- Work to complete
Give every line back verbatim, dropping all images.

- Supplied material
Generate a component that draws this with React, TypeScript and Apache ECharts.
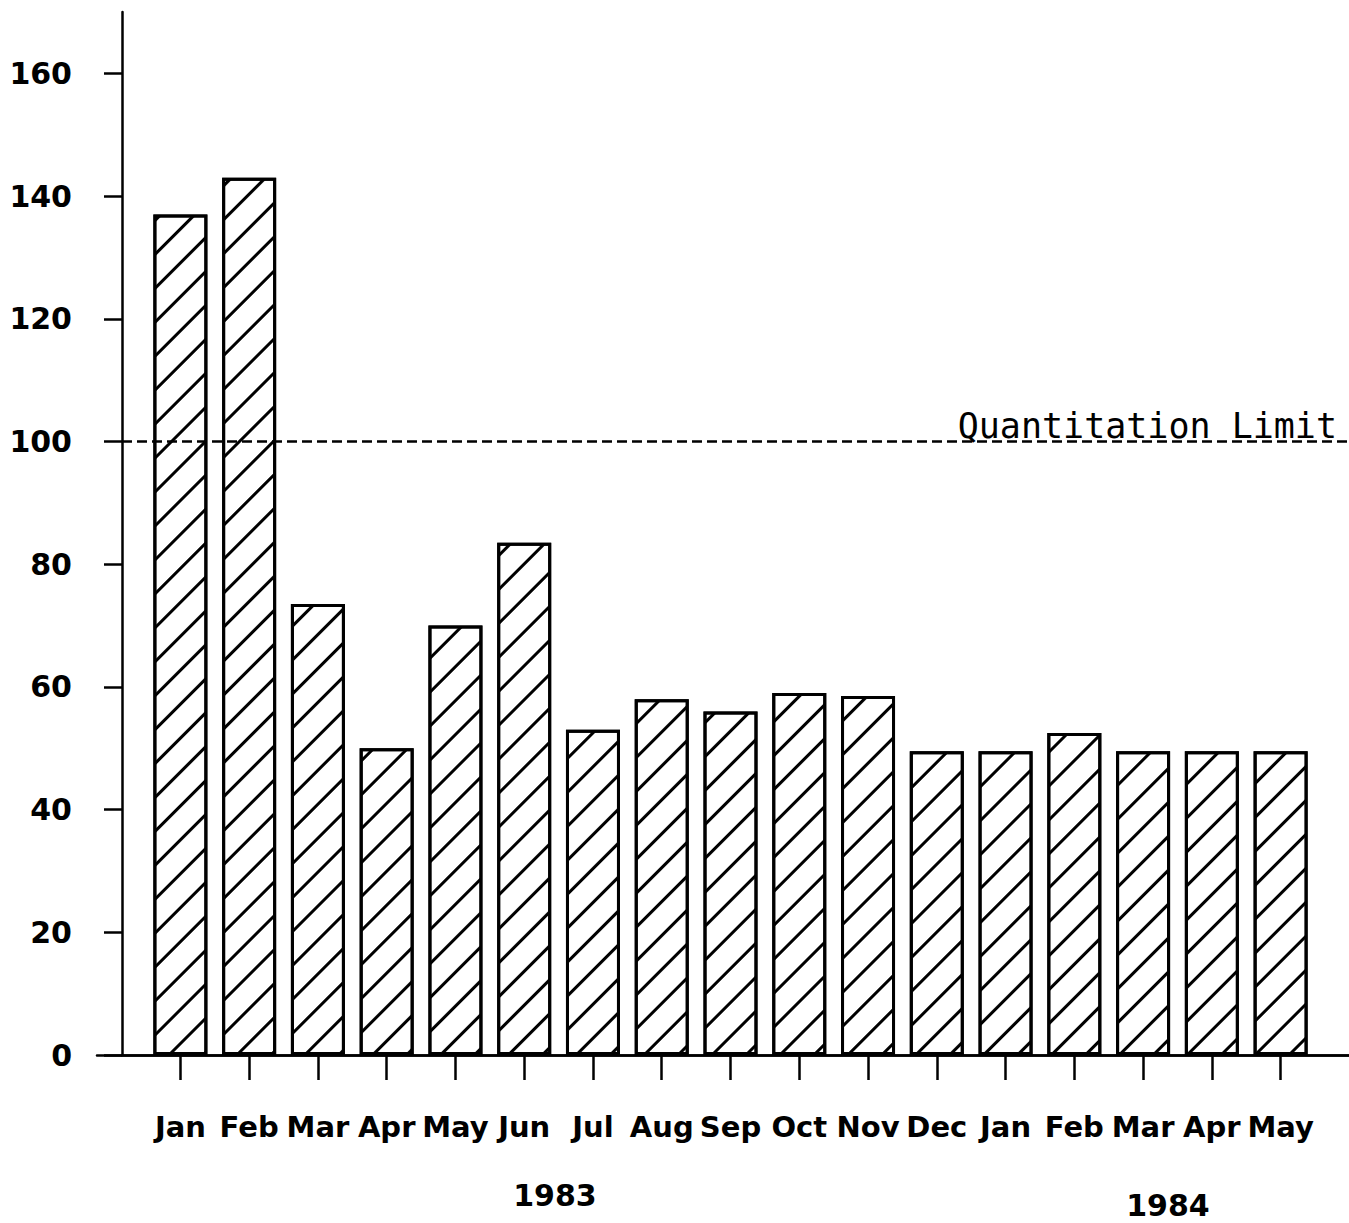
import React, { useEffect, useRef } from "react";
import * as echarts from "echarts";

const months = ["Jan", "Feb", "Mar", "Apr", "May", "Jun", "Jul", "Aug", "Sep", "Oct", "Nov", "Dec", "Jan", "Feb", "Mar", "Apr", "May"];
const values = [137, 143, 73.5, 50, 70, 83.5, 53, 58, 56, 59, 58.5, 49.5, 49.5, 52.5, 49.5, 49.5, 49.5];
const yTicks = [0, 20, 40, 60, 80, 100, 120, 140, 160];
const limitValue = 100;
const limitLabel = "Quantitation Limit";
const years = [
  { text: "1983", x: 555, y: 1195 },
  { text: "1984", x: 1168, y: 1205 },
];

const FONT = "DejaVu Sans";
const BLACK = "#000";

export default function App() {
  const ref = useRef<HTMLDivElement>(null);
  useEffect(() => {
    document.body.style.margin = "0";
    const chart = echarts.init(ref.current!, null, { renderer: "svg" });
    const top = 12;
    const bottom = 1223 - 1055;
    chart.setOption({
      animation: false,
      backgroundColor: "#fff",
      grid: [
        { left: 122, right: 0, top, bottom },
        { left: 97, right: 0, top, bottom },
        { left: 146, right: 34, top, bottom },
      ],
      xAxis: [
        {
          gridIndex: 0, type: "value", min: 0, max: 1, position: "top",
          axisLine: { show: true, lineStyle: { color: BLACK, width: 2.5 } },
          axisTick: { show: false }, axisLabel: { show: false }, splitLine: { show: false },
        },
        {
          gridIndex: 1, type: "value", min: 0, max: 1, position: "bottom",
          axisLine: { show: true, lineStyle: { color: BLACK, width: 2.5 } },
          axisTick: { show: false }, axisLabel: { show: false }, splitLine: { show: false },
        },
        {
          gridIndex: 2, type: "category", data: months, position: "bottom",
          axisLine: { show: false },
          axisTick: { show: true, alignWithLabel: true, length: 25, lineStyle: { color: BLACK, width: 2.5 } },
          axisLabel: { color: BLACK, fontFamily: FONT, fontSize: 29, fontWeight: "bold", margin: 57, interval: 0 },
          splitLine: { show: false },
        },
      ],
      yAxis: [
        {
          gridIndex: 0, type: "value", min: 0, max: 170, interval: 20,
          axisLine: { show: true, lineStyle: { color: BLACK, width: 2.5 } },
          axisTick: { show: true, length: 18, customValues: yTicks, lineStyle: { color: BLACK, width: 2.5 } },
          axisLabel: {
            color: BLACK, fontFamily: FONT, fontSize: 30, fontWeight: "bold", margin: 50, customValues: yTicks,
            padding: [0, 0, 16, 0],
          },
          splitLine: { show: false },
        },
        { gridIndex: 1, type: "value", min: 0, max: 170, show: false },
        { gridIndex: 2, type: "value", min: 0, max: 170, show: false },
      ],
      series: [
        {
          type: "line", xAxisIndex: 0, yAxisIndex: 0, data: [], silent: true,
          markLine: {
            silent: true, symbol: "none",
            lineStyle: { color: BLACK, width: 2.5, type: [10, 5] },
            label: {
              show: true, position: "insideEndTop", formatter: limitLabel,
              color: BLACK, fontFamily: "DejaVu Sans Mono", fontSize: 35, distance: [12, -2],
            },
            data: [{ yAxis: limitValue }],
          },
        },
        {
          type: "bar", xAxisIndex: 2, yAxisIndex: 2, data: values, barWidth: 54,
          itemStyle: {
            color: "#fff", borderColor: BLACK, borderWidth: 3,
            decal: {
              symbol: "rect", symbolSize: 1, color: BLACK,
              dashArrayX: [1, 0], dashArrayY: [3, 21], rotation: -Math.PI / 4,
            },
          },
        },
      ],
      graphic: years.map((y) => ({
        type: "text", x: y.x, y: y.y,
        style: { text: y.text, fill: BLACK, font: `bold 30px "${FONT}"`, align: "center", verticalAlign: "middle" },
      })),
    });
    return () => chart.dispose();
  }, []);
  return <div ref={ref} style={{ width: 1349, height: 1223 }} />;
}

- Finished answer
Generate a component that draws this with React, TypeScript and Apache ECharts.
import React, { useEffect, useRef } from "react";
import * as echarts from "echarts";

const months = ["Jan", "Feb", "Mar", "Apr", "May", "Jun", "Jul", "Aug", "Sep", "Oct", "Nov", "Dec", "Jan", "Feb", "Mar", "Apr", "May"];
const values = [137, 143, 73.5, 50, 70, 83.5, 53, 58, 56, 59, 58.5, 49.5, 49.5, 52.5, 49.5, 49.5, 49.5];
const yTicks = [0, 20, 40, 60, 80, 100, 120, 140, 160];
const limitValue = 100;
const limitLabel = "Quantitation Limit";
const years = [
  { text: "1983", x: 555, y: 1195 },
  { text: "1984", x: 1168, y: 1205 },
];

const FONT = "DejaVu Sans";
const BLACK = "#000";

export default function App() {
  const ref = useRef<HTMLDivElement>(null);
  useEffect(() => {
    document.body.style.margin = "0";
    const chart = echarts.init(ref.current!, null, { renderer: "svg" });
    const top = 12;
    const bottom = 1223 - 1055;
    chart.setOption({
      animation: false,
      backgroundColor: "#fff",
      grid: [
        { left: 122, right: 0, top, bottom },
        { left: 97, right: 0, top, bottom },
        { left: 146, right: 34, top, bottom },
      ],
      xAxis: [
        {
          gridIndex: 0, type: "value", min: 0, max: 1, position: "top",
          axisLine: { show: true, lineStyle: { color: BLACK, width: 2.5 } },
          axisTick: { show: false }, axisLabel: { show: false }, splitLine: { show: false },
        },
        {
          gridIndex: 1, type: "value", min: 0, max: 1, position: "bottom",
          axisLine: { show: true, lineStyle: { color: BLACK, width: 2.5 } },
          axisTick: { show: false }, axisLabel: { show: false }, splitLine: { show: false },
        },
        {
          gridIndex: 2, type: "category", data: months, position: "bottom",
          axisLine: { show: false },
          axisTick: { show: true, alignWithLabel: true, length: 25, lineStyle: { color: BLACK, width: 2.5 } },
          axisLabel: { color: BLACK, fontFamily: FONT, fontSize: 29, fontWeight: "bold", margin: 57, interval: 0 },
          splitLine: { show: false },
        },
      ],
      yAxis: [
        {
          gridIndex: 0, type: "value", min: 0, max: 170, interval: 20,
          axisLine: { show: true, lineStyle: { color: BLACK, width: 2.5 } },
          axisTick: { show: true, length: 18, customValues: yTicks, lineStyle: { color: BLACK, width: 2.5 } },
          axisLabel: {
            color: BLACK, fontFamily: FONT, fontSize: 30, fontWeight: "bold", margin: 50, customValues: yTicks,
            padding: [0, 0, 16, 0],
          },
          splitLine: { show: false },
        },
        { gridIndex: 1, type: "value", min: 0, max: 170, show: false },
        { gridIndex: 2, type: "value", min: 0, max: 170, show: false },
      ],
      series: [
        {
          type: "line", xAxisIndex: 0, yAxisIndex: 0, data: [], silent: true,
          markLine: {
            silent: true, symbol: "none",
            lineStyle: { color: BLACK, width: 2.5, type: [10, 5] },
            label: {
              show: true, position: "insideEndTop", formatter: limitLabel,
              color: BLACK, fontFamily: "DejaVu Sans Mono", fontSize: 35, distance: [12, -2],
            },
            data: [{ yAxis: limitValue }],
          },
        },
        {
          type: "bar", xAxisIndex: 2, yAxisIndex: 2, data: values, barWidth: 54,
          itemStyle: {
            color: "#fff", borderColor: BLACK, borderWidth: 3,
            decal: {
              symbol: "rect", symbolSize: 1, color: BLACK,
              dashArrayX: [1, 0], dashArrayY: [3, 21], rotation: -Math.PI / 4,
            },
          },
        },
      ],
      graphic: years.map((y) => ({
        type: "text", x: y.x, y: y.y,
        style: { text: y.text, fill: BLACK, font: `bold 30px "${FONT}"`, align: "center", verticalAlign: "middle" },
      })),
    });
    return () => chart.dispose();
  }, []);
  return <div ref={ref} style={{ width: 1349, height: 1223 }} />;
}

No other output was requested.